Friday, August 12, 2005

you know the old cliche'

"Hell hath no fury than a woman scorned?" This is all me right now. It's also one thing you don't ever want to do to me: piss me the fuck off.

I don't mean angry, frustrated or irritated, I mean fully, totally and infuriatingly pissed off.

My friend S. recently asked me if I planned on doing any activism this summer. But she didn't ask me as a general inquiry or as part of her curious nature. She was being snarky because I turned down standing outside sweating like a pig (if they could) for 2 hours in the disgusting heat index of 100degrees just to get a few people to sign a petition at the Carytown Watermelon Festival.

Oh, did I mention that I'd have to drive 1 hour to get there first, then fight for a parking space for at least 20min?

Even after I told her that my asthma and extreme humidity don't go very well together, as in I could very well end up in the hospital due to an asthma attack, and that my lack of health insurance has required me to be way more careful with myself, she still insists I'm not doing enough and that all I do is talk, talk, talk with no action.

When she thought my name was on the list of volunteers for this festival, she emailed me to say that she was proud of me.

WTF kind of friend is this you ask?

A very bad one would be my response.

What kind of friend tells you that blogging, writing letters (not the ones you click and send though sometimes they are easier), volunteering at a husky rescue and the YWCA, going to school full-time, raising an almost 6 year old full-time and commuting appx 3 hours every single fucking day isn't enough "activism?" Oh, did I mention the work I do running her around on errands while I'm here in Richmond or during the semesters for the organization we belong to called VOX (the VCU chapter)?

Needless to say, she's not my friend anymore. Because this isn't the first time she's not seen what is in front of her very face.

The first incident is a relatively stupid one I think. We were both going through the volunteer training at the YWCA and I had Peanut for the 3rd week. What I ended up doing was driving him back home then heading back to Richmond for the session. (I live 45 north of Richmond so this required me to double my driving hours for those 2 days.) I was driving along then got to wondering if my friend S. would be expecting me to pick her up as I had the previous times but then thought she knew I was driving from home so was going to go straight to the meeting place.
But, good friend that I am, I decided to call her anyway just to make sure she knew I wasn't picking her up.

Nope, she had fully expected me to pick her up because, as she said during that conversation, it wasn't a problem the other times so she assumed I'd be doing it those last 2 days as well. She gave me a lot of grief about it actually and it irritated me. But I wasn't pissed off just yet.

So, I hung up irritated. I called her back maybe 10 min later to tell her to meet me in front of the library and to be ready because I wasn't waiting for her. She said okay so I thought things would work out.

While I was driving around trying to get to the library, she had called but I didn't hear my phone ring.

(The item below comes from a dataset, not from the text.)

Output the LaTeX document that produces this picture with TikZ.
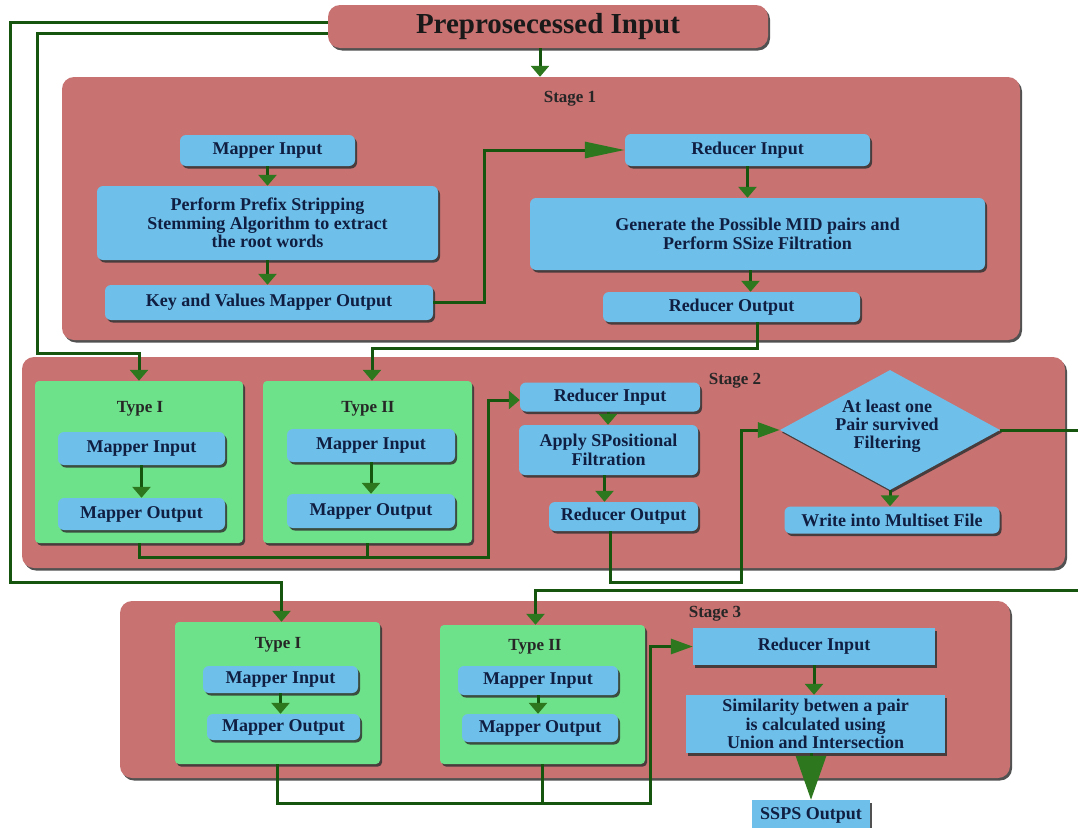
\documentclass[tikz,border=0pt]{standalone}
\usepackage{fontspec}
\setmainfont{Liberation Serif}
\usetikzlibrary{arrows.meta,shapes.geometric,shadows,calc}
\definecolor{pinkc}{RGB}{200,114,114}
\definecolor{bluec}{RGB}{110,192,234}
\definecolor{greenc}{RGB}{110,226,138}
\definecolor{lineg}{RGB}{22,85,14}
\definecolor{arrowg}{RGB}{45,120,30}
\definecolor{navy}{RGB}{16,30,66}
\tikzset{
 wh/.style n args={2}{minimum width=#1,minimum height=#2},
 shd/.style={drop shadow={shadow xshift=2pt,shadow yshift=-2.5pt,fill=black!80,opacity=0.85}},
 stagebox/.style={rectangle,rounded corners=12pt,fill=pinkc,shd,inner sep=0pt},
 greenbox/.style={rectangle,rounded corners=4pt,fill=greenc,shd,inner sep=0pt},
 bluebox/.style={rectangle,rounded corners=6pt,fill=bluec,shd,inner sep=0pt,text=navy,align=center,font=\bfseries\fontsize{18}{18.5}\selectfont},
 sqbox/.style={bluebox,rounded corners=0pt},
 textonly/.style={inner sep=0pt,text=navy,align=center,font=\bfseries\fontsize{18}{18}\selectfont},
 lbl/.style={font=\bfseries\fontsize{17}{18}\selectfont,text=black!85,inner sep=0pt},
 conn/.style={draw=lineg,line width=3pt},
 arr/.style={conn,-{Triangle[width=18pt,length=11pt,color=arrowg]}},
 longarr/.style={conn,-{Triangle[width=16pt,length=40pt,color=arrowg]}},
 bigarr/.style={conn,-{Triangle[width=30pt,length=44pt,color=arrowg]}},
 midarr/.style={conn,-{Triangle[width=15pt,length=22pt,color=arrowg]}},
}
\begin{document}
\begin{tikzpicture}[x=1pt,y=-1pt]
\useasboundingbox (0,0) rectangle (1078,827);
\clip (0,0) rectangle (1078,827);

% stage containers
\node[stagebox,wh={440pt}{43pt},font=\bfseries\fontsize{29}{30}\selectfont,text=black!90] (top) at (548,26.5) {Preprosecessed Input};
\node[stagebox,wh={958pt}{263pt}] (st1) at (541,208.5) {};
\node[stagebox,wh={1043pt}{211pt}] (st2) at (543.5,462.5) {};
\node[stagebox,wh={890pt}{177pt}] (st3) at (565,689.5) {};
\node[lbl] (st1l) at (570,99) {Stage 1};
\node[lbl] (st2l) at (735,381) {Stage 2};
\node[lbl] (st3l) at (715,614) {Stage 3};

% stage 1
\node[bluebox,wh={175pt}{31pt}] (s1mi) at (267.5,150.5) {Mapper Input};
\node[bluebox,wh={341pt}{74pt}] (s1pp) at (267.5,223) {Perform Prefix Stripping\\Stemming Algorithm to extract\\the root words};
\node[bluebox,wh={328pt}{35pt}] (s1kv) at (269,302.5) {Key and Values Mapper Output};
\node[bluebox,wh={245pt}{32pt}] (s1ri) at (747.5,150) {Reducer Input};
\node[bluebox,wh={455pt}{72pt}] (s1gen) at (757.5,234) {Generate the Possible MID pairs and\\Perform SSize Filtration};
\node[bluebox,wh={257pt}{30pt}] (s1ro) at (731.5,307) {Reducer Output};

% stage 2
\node[greenbox,wh={208pt}{162pt}] (g2a) at (139,462) {};
\node[greenbox,wh={209pt}{162pt}] (g2b) at (367.5,462) {};
\node[lbl] (g2al) at (140,409) {Type I};
\node[lbl] (g2bl) at (368,409) {Type II};
\node[bluebox,wh={167pt}{33pt}] (s2aMI) at (141.5,448.5) {Mapper Input};
\node[bluebox,wh={167pt}{32pt}] (s2aMO) at (141.5,514) {Mapper Output};
\node[bluebox,wh={168pt}{33pt}] (s2bMI) at (371,445.5) {Mapper Input};
\node[bluebox,wh={168pt}{34pt}] (s2bMO) at (371,511) {Mapper Output};
\node[bluebox,wh={180pt}{29pt}] (s2ri) at (610,397) {Reducer Input};
\node[bluebox,wh={179pt}{50pt}] (s2ap) at (608.5,450) {Apply SPositional\\Filtration};
\node[bluebox,wh={149pt}{29pt}] (s2ro) at (623.5,516.5) {Reducer Output};
\node[diamond,fill=bluec,shd,inner sep=0pt,wh={220pt}{120pt}] (dia) at (890,430) {};
\node[textonly] (diat) at (887,426) {At least one\\Pair survived\\Filtering};
\node[bluebox,wh={215pt}{27pt}] (s2wm) at (892,520) {Write into Multiset File};

% stage 3
\node[greenbox,wh={205pt}{142pt}] (g3a) at (277.5,693) {};
\node[greenbox,wh={205pt}{139pt}] (g3b) at (542.5,694.5) {};
\node[lbl] (g3al) at (278,645) {Type I};
\node[lbl] (g3bl) at (535,647) {Type II};
\node[bluebox,wh={155pt}{27pt}] (s3aMI) at (280.5,679.5) {Mapper Input};
\node[bluebox,wh={153pt}{26pt}] (s3aMO) at (283.5,727) {Mapper Output};
\node[bluebox,wh={160pt}{29pt}] (s3bMI) at (538,680.5) {Mapper Input};
\node[bluebox,wh={156pt}{28pt}] (s3bMO) at (540,728) {Mapper Output};
\node[sqbox,wh={242pt}{37pt}] (s3ri) at (814,646.5) {Reducer Input};
\node[sqbox,wh={259pt}{58pt}] (s3sim) at (815.5,724) {Similarity betwen a pair\\is calculated using\\Union and Intersection};
\node[sqbox,wh={118pt}{30pt}] (ssps) at (811,815) {SSPS Output};

% connectors from the input
\draw[arr] ([yshift=4pt]top.west) -| (10,582) -| ([xshift=4pt]g3a.north);
\draw[arr] ([yshift=-6.5pt]top.west) -| (37,353) -| (g2a.north);
\draw[arr] ([xshift=-8pt]top.south) -- ([xshift=-8pt]top.south |- st1.north);

% stage 1 connectors
\draw[arr] (s1mi.south) -- (s1mi.south |- s1pp.north);
\draw[arr] (s1pp.south) -- (s1pp.south |- s1kv.north);
\draw[longarr] (s1kv.east) -| (484,226) |- (s1ri.west);
\draw[arr] (s1ri.south) -- (s1ri.south |- s1gen.north);
\draw[arr] ([xshift=19pt]s1ro.north |- s1gen.south) -- ([xshift=19pt]s1ro.north);
\draw[arr] ([xshift=26pt]s1ro.south) -- ++(0,26) -| ([xshift=4.5pt]g2b.north);

% stage 2 connectors
\draw[arr] (s2aMI.south) -- (s2aMI.south |- s2aMO.north);
\draw[arr] (s2bMI.south) -- (s2bMI.south |- s2bMO.north);
\draw[conn] (g2b.south) -- ++(0,14);
\draw[arr] (g2a.south) |- (488,557) |- ([yshift=-3pt]s2ri.west);
\draw[arr] ([xshift=-2pt]s2ri.south) -- ([xshift=-2pt]s2ri.south |- s2ap.north);
\draw[arr] ([xshift=-19pt]s2ro.north |- s2ap.south) -- ([xshift=-19pt]s2ro.north);
\draw[midarr] ([xshift=-13pt]s2ro.south) |- (741,582) |- (dia.west);
\draw[arr] (dia.south) -- (dia.south |- s2wm.north);
\draw[arr] (dia.east) -| (1095,590) -| ([xshift=-7pt]g3b.north);

% stage 3 connectors
\draw[arr] (s3aMI.south) -- (s3aMI.south |- s3aMO.north);
\draw[arr] (s3bMI.south) -- (s3bMI.south |- s3bMO.north);
\draw[conn] (g3b.south) -- ++(0,39);
\draw[midarr] (g3a.south) |- (650,803) |- (s3ri.west);
\draw[arr] (s3ri.south) -- (s3ri.south |- s3sim.north);
\draw[bigarr] (ssps.north |- s3sim.south) -- (ssps.north);
\end{tikzpicture}
\end{document}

Almost to her house, I just happened to look at my phone. Noticing she had called, I listened to my voicemail.

She had left a message telling me she had found a ride so don't worry about picking her up.

Now that pissed me the fuck off.

When someone calls you and says, "Ok, meet me here and I'll pick you up," and that person agrees, wouldn't you think they would no longer be looking for a ride?

Never has she apologized for that episode of miscommunication.

There was a 2nd incident that I can't remember the particulars of anymore. I think this latest one has blinded me to all else, lol. Maybe my Special Friend can remember since he's heard all this already. He even knows how to leave comments now, :).

My friend S. hasn't apologized for anything actually. Not the way she snarkily commented on my lack of "activism," not for finding a ride after I was already late, and not for whatever pissed me off after the 2nd incident.

I live by the 3 strikes rule and she's struck out.

What I have also noticed about my friend S., since I fight back, either she's not used to people fighting back or she just flat out doesn't like it.

She had put a Russell Pott's for Governor sign in her yard not too long ago but without asking her housemates (she had 4 others at the time). One of her housemates raised an objection, saying she found it offensive that S. didn't ask anyone else if it were okay to put the sign in the yard. I agreed with the housemate as I felt S. should have asked since it wasn't just her yard. She didn't like that too much, stating that she wanted the sign up to show her support for Potts and they'd just have to get over it.

I'm tired of being the voice in her ear reminding her that she has to take into consideration that people live their own lives how they feel they should live it. I'm tired of reminding her about empathy. And most of all, I'm tired of her forgetting about my job as Admin. Asst. and mom and that I commute while she has no kids, no bf's or husbands, no committments - not even a job - so she can volunteer as much as she wants. She lives less than 20 min from any "activist" oppourtunity. I don't.

And most importantly, I'm just tired of not being appreciated for what I've already done and/or contributed to this new movement. I'm only one person and I can do but so much.